Reflections: I feel there’s so much you can learn from just drafting a single story. With this one, I feel like I learned a lot about the power of a motif, the impact sound and rhythm can have, and how infusing sentences with double-meaning can do so much heavy-lifting. I’m still pleased with lines like, ‘as everyday as pouring the last remains of dust from a cereal box’, and what that implies in the context of the story, and these boys smoking a cigarette with ‘Tommy or Rico or Scott’, breathing in ‘how it smoulders – the hit, the rush…’ These kinds of dual layers make a story so much richer. It’s a special story for me and, as it stands, it’s probably the flash I’m most proud of.

James Montgomery lives in Stafford, England. He writes flash fiction and micro fiction. To date, his stories have appeared in Reflex Fiction,Gone Lawn, Maudlin House and elsewhere. He is a Pushcart Prize and Best of the Net nominee. In 2021, he won the Best Micro Fiction Prize at the Retreat West Awards for ‘The Only Way I Can Make Sense of the Word ‘Recovery’ is to Smash it into Pieces’. He is a member of the Betas & Bludgers and Flash Corral writing groups.

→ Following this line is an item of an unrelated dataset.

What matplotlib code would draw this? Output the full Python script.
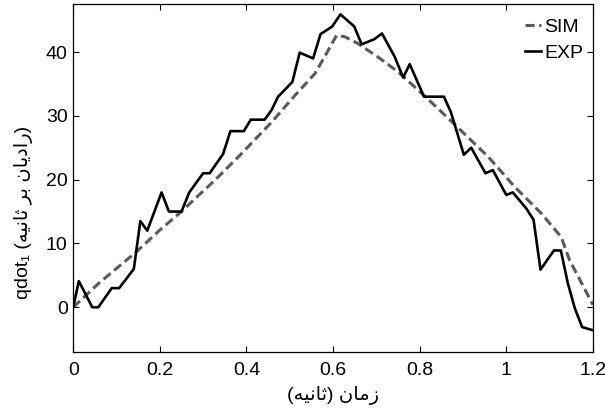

Outside of writing, James works full-time for a leading and award-winning B2B marketing consultancy, directing energy, technology and engineering brands on their content marketing strategies. He has a CIM Diploma in Professional Marketing from the Oxford College of Marketing, an MA degree in Journalism from Staffordshire University, and a First Class BA degree in English Literature from Lancaster University.